Edifice.Blocks.ModelBuilder (Edifice v0.2.0)

High-level model building utilities for sequence and vision architectures.

Provides standardized model skeletons that handle input creation, projection, block stacking, final normalization, and output extraction. Architecture-specific logic is provided via block builder callbacks.

Sequence Model

Input [batch, seq_len, embed_dim]
  -> Optional projection to hidden_size
  -> Stack N blocks (via block_builder callback)
  -> Final LayerNorm
  -> Output extraction (last_timestep / all / mean_pool)

Vision Model

Input [batch, channels, height, width]
  -> Patch embedding
  -> Stack N blocks (via block_builder callback)
  -> Final LayerNorm
  -> Pooling (cls_token / mean_pool)
  -> Optional classifier head

Usage

# Build a sequence model with custom blocks
model = ModelBuilder.build_sequence_model(
  embed_dim: 287,
  hidden_size: 256,
  num_layers: 4,
  block_builder: fn input, opts -> MyBlock.layer(input, opts) end
)

Design

Generalizes the pattern from Edifice.SSM.Common.build_model/2 to work with any block type (SSM, attention, MLP mixer, etc.).

Summary

Functions

build_sequence_model(opts)

Build a sequence processing model.

build_vision_model(opts)

Build a vision model with patch embedding.

Functions

build_sequence_model(opts)

@spec build_sequence_model(keyword()) :: Axon.t()

Build a sequence processing model.

Options

:embed_dim - Input embedding dimension (required)
:hidden_size - Internal hidden dimension (default: embed_dim)
:num_layers - Number of blocks to stack (required)
:block_builder - Function (input, opts) -> Axon.t() that builds one block (required)
:seq_len - Expected sequence length for JIT optimization (default: 60)
:output_mode - Output extraction: :last_timestep, :all, :mean_pool (default: :last_timestep)
:final_norm - Whether to apply final layer norm (default: true)
:dropout - Dropout rate between blocks (default: 0.0)

Returns

An Axon model. Output shape depends on :output_mode:

:last_timestep -> [batch, hidden_size]
:all -> [batch, seq_len, hidden_size]
:mean_pool -> [batch, hidden_size]

build_vision_model(opts)

@spec build_vision_model(keyword()) :: Axon.t()

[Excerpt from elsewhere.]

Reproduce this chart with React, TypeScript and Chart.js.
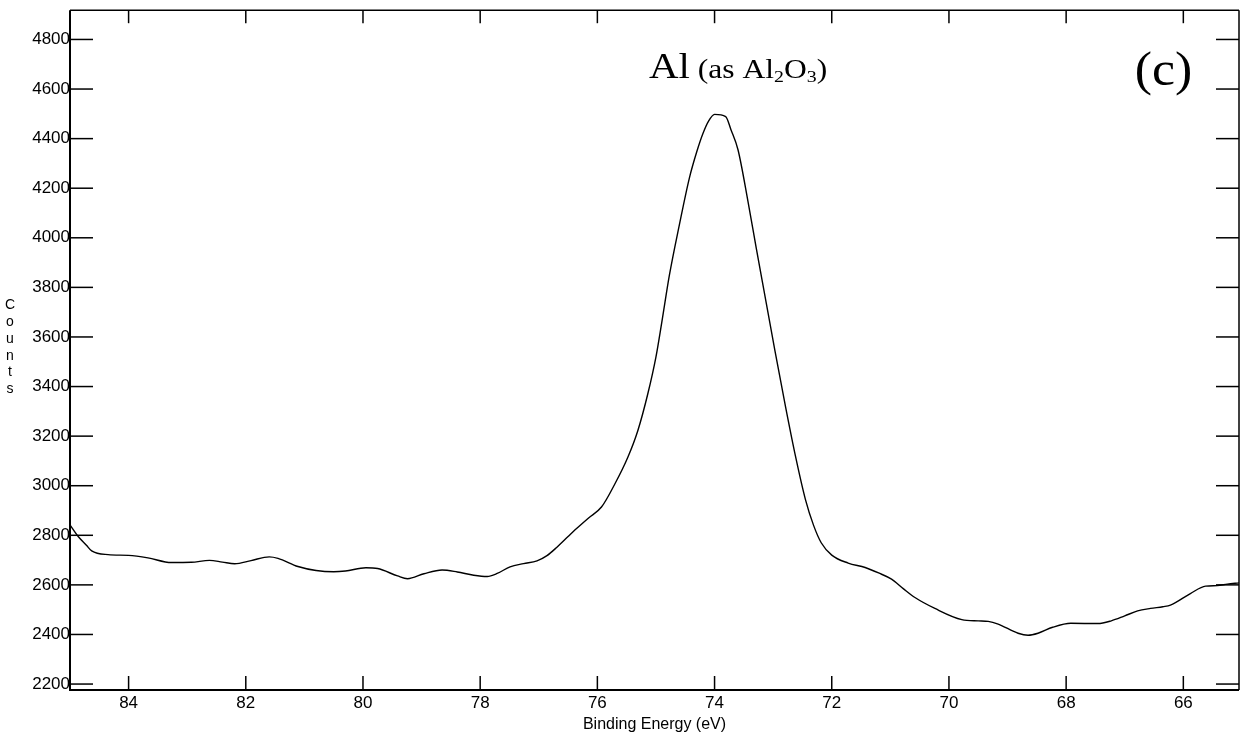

Build a vision model with patch embedding.

Options

:image_size - Input image size (square, default: 224)
:patch_size - Patch size (default: 16)
:in_channels - Number of input channels (default: 3)
:hidden_size - Hidden dimension (required)
:num_layers - Number of blocks to stack (required)
:block_builder - Function (input, opts) -> Axon.t() that builds one block (required)
:num_classes - If provided, adds a classifier head
:output_mode - Pooling mode: :mean_pool, :cls_token (default: :mean_pool)
:final_norm - Whether to apply final layer norm (default: true)

Returns

An Axon model outputting [batch, hidden_size] or [batch, num_classes].